#### Required work
Retype every line from the start of the data down to and including the line with "2300027.0, 2300060.1, 2300027.0];". Skip the pictures.

#### Source data
○ ○ ○
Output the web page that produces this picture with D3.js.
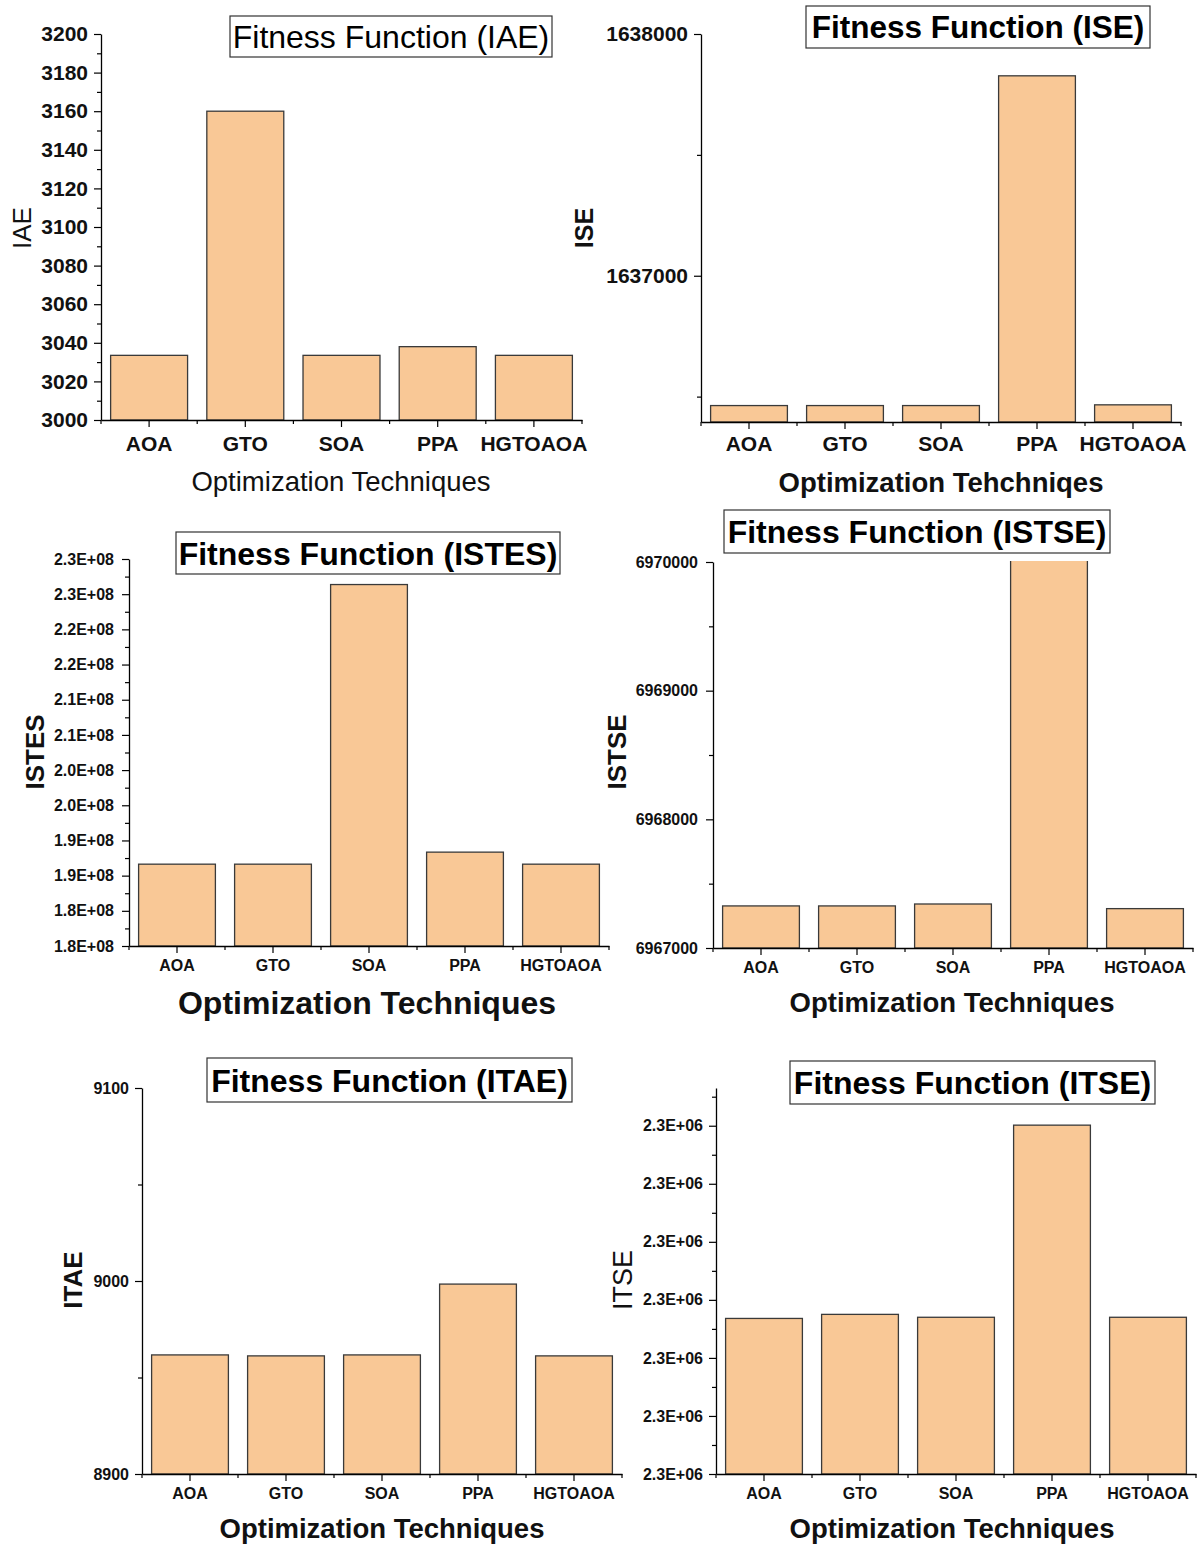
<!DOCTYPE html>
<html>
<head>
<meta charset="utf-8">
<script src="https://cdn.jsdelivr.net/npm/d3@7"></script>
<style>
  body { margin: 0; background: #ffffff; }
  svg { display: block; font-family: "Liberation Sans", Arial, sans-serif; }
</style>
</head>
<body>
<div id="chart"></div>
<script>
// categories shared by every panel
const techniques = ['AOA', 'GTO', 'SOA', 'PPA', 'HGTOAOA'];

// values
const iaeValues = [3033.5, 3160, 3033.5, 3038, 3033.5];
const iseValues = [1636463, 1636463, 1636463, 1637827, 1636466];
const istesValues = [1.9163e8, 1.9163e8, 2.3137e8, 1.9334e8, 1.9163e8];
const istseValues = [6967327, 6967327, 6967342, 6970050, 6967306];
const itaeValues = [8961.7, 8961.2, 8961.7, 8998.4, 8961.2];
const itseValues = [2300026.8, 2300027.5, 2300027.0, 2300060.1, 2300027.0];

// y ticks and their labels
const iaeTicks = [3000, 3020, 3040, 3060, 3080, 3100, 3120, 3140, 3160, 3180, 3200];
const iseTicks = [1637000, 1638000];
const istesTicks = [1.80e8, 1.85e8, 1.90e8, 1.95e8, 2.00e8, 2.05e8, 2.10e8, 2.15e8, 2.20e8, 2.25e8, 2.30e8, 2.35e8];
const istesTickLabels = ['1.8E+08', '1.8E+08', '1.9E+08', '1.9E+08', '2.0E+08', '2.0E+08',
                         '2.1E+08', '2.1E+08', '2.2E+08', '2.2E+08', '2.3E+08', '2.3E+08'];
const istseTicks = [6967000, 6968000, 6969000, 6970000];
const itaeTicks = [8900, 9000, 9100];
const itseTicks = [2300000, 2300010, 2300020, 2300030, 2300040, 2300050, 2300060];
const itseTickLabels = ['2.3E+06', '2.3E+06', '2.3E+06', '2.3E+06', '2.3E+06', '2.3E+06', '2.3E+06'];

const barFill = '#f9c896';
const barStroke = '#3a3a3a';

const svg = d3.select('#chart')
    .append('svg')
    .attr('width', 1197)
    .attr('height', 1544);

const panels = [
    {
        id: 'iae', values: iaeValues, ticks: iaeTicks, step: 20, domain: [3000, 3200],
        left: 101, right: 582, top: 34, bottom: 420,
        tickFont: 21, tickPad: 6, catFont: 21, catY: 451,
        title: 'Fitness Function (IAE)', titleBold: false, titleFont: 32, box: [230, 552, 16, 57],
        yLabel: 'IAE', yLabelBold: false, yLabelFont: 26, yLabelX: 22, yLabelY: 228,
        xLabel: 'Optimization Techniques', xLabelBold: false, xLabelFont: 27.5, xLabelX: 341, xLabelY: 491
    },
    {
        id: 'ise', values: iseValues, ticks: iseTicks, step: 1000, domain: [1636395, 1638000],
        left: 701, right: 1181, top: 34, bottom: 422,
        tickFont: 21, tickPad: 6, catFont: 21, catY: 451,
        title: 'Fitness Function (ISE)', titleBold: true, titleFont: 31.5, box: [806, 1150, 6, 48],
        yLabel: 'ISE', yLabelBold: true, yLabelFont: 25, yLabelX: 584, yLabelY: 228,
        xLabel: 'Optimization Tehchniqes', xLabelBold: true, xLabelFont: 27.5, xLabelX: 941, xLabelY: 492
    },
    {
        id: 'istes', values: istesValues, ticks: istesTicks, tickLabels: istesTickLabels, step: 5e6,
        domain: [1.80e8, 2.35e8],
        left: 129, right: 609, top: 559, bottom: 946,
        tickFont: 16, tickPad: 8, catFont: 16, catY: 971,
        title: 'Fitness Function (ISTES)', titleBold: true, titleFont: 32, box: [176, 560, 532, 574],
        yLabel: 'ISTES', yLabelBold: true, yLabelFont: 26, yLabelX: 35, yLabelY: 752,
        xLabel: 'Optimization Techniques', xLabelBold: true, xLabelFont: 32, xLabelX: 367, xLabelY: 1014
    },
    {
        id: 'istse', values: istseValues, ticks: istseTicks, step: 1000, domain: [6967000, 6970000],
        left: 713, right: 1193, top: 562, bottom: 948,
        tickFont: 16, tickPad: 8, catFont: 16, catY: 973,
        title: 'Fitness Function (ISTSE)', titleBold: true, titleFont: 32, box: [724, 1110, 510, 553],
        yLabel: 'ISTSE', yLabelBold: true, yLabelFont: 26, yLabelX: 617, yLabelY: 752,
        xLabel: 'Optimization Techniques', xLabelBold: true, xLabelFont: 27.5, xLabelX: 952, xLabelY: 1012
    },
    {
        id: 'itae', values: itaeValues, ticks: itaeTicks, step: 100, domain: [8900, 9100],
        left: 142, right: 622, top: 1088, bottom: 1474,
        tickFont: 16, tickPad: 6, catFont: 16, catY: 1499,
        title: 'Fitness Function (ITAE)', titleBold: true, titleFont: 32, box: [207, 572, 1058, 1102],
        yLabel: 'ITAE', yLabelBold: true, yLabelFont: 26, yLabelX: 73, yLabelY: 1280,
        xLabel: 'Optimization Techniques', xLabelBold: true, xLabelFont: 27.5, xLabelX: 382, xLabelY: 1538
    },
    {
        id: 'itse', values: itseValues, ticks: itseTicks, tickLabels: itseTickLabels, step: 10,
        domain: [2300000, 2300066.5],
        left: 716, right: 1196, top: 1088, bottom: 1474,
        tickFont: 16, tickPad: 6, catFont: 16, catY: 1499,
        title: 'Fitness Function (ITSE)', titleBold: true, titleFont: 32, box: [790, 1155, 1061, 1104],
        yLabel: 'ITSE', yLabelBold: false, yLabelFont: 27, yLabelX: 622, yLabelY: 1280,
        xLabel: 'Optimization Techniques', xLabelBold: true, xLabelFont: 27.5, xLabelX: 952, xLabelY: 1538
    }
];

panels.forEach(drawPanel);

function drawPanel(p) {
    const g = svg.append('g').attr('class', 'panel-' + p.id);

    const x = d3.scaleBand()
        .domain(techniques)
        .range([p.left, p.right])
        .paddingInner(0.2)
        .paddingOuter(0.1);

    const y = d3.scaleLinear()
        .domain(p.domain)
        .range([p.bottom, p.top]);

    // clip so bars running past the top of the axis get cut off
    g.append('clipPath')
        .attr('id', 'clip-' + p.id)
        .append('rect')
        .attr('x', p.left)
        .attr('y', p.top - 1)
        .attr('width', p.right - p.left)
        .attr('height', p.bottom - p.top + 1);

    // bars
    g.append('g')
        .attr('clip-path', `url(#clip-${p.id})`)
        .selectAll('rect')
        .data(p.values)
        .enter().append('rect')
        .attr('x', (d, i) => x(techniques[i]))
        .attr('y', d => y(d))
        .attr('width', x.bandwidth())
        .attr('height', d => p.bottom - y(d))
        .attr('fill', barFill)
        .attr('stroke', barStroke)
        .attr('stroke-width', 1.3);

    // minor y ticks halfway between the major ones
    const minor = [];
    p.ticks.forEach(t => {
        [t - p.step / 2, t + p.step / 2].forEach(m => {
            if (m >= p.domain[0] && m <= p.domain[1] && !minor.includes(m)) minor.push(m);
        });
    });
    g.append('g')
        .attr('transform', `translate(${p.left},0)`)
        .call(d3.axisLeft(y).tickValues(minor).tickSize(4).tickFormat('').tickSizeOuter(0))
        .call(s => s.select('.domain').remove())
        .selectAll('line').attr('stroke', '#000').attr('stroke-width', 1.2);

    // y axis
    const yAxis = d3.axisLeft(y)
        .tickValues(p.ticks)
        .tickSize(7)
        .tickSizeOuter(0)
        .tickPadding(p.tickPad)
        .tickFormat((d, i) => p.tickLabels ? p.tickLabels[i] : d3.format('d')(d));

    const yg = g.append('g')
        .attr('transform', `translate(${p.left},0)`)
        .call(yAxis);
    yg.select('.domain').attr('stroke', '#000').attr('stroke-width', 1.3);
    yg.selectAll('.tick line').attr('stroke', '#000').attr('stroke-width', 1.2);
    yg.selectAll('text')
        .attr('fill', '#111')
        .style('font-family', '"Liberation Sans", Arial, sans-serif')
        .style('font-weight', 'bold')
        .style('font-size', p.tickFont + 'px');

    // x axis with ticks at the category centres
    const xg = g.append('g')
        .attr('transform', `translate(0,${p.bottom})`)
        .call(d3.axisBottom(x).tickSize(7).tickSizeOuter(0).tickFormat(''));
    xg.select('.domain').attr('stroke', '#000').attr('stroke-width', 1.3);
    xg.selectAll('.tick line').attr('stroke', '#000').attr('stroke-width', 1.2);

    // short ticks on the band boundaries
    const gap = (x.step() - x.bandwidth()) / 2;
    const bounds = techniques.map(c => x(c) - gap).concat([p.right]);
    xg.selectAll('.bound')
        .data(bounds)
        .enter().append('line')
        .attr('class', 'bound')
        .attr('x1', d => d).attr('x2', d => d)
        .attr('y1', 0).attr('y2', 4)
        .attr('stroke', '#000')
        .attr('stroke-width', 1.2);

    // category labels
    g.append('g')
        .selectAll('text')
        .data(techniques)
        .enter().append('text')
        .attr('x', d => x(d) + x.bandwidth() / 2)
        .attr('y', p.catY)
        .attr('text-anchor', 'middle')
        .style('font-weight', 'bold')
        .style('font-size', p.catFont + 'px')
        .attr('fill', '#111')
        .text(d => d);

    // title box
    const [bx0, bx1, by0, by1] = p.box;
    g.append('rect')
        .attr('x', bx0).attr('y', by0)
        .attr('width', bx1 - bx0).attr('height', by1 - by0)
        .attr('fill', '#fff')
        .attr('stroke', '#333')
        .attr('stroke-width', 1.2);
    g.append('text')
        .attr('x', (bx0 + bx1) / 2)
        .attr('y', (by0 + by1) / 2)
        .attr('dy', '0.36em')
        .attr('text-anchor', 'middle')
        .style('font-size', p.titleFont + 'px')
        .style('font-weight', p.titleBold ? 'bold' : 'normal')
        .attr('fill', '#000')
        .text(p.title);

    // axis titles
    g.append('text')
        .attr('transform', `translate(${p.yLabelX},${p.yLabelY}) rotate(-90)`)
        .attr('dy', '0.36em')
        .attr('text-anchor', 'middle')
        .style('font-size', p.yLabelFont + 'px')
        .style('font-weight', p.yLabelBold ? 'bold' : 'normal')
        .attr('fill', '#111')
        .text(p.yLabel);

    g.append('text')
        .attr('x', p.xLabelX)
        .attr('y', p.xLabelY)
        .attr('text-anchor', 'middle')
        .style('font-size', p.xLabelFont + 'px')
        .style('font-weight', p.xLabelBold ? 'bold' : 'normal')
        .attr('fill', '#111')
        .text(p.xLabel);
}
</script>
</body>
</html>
○ ○ ○
#### Exercise answer
Output the web page that produces this picture with D3.js.
<!DOCTYPE html>
<html>
<head>
<meta charset="utf-8">
<script src="https://cdn.jsdelivr.net/npm/d3@7"></script>
<style>
  body { margin: 0; background: #ffffff; }
  svg { display: block; font-family: "Liberation Sans", Arial, sans-serif; }
</style>
</head>
<body>
<div id="chart"></div>
<script>
// categories shared by every panel
const techniques = ['AOA', 'GTO', 'SOA', 'PPA', 'HGTOAOA'];

// values
const iaeValues = [3033.5, 3160, 3033.5, 3038, 3033.5];
const iseValues = [1636463, 1636463, 1636463, 1637827, 1636466];
const istesValues = [1.9163e8, 1.9163e8, 2.3137e8, 1.9334e8, 1.9163e8];
const istseValues = [6967327, 6967327, 6967342, 6970050, 6967306];
const itaeValues = [8961.7, 8961.2, 8961.7, 8998.4, 8961.2];
const itseValues = [2300026.8, 2300027.5, 2300027.0, 2300060.1, 2300027.0];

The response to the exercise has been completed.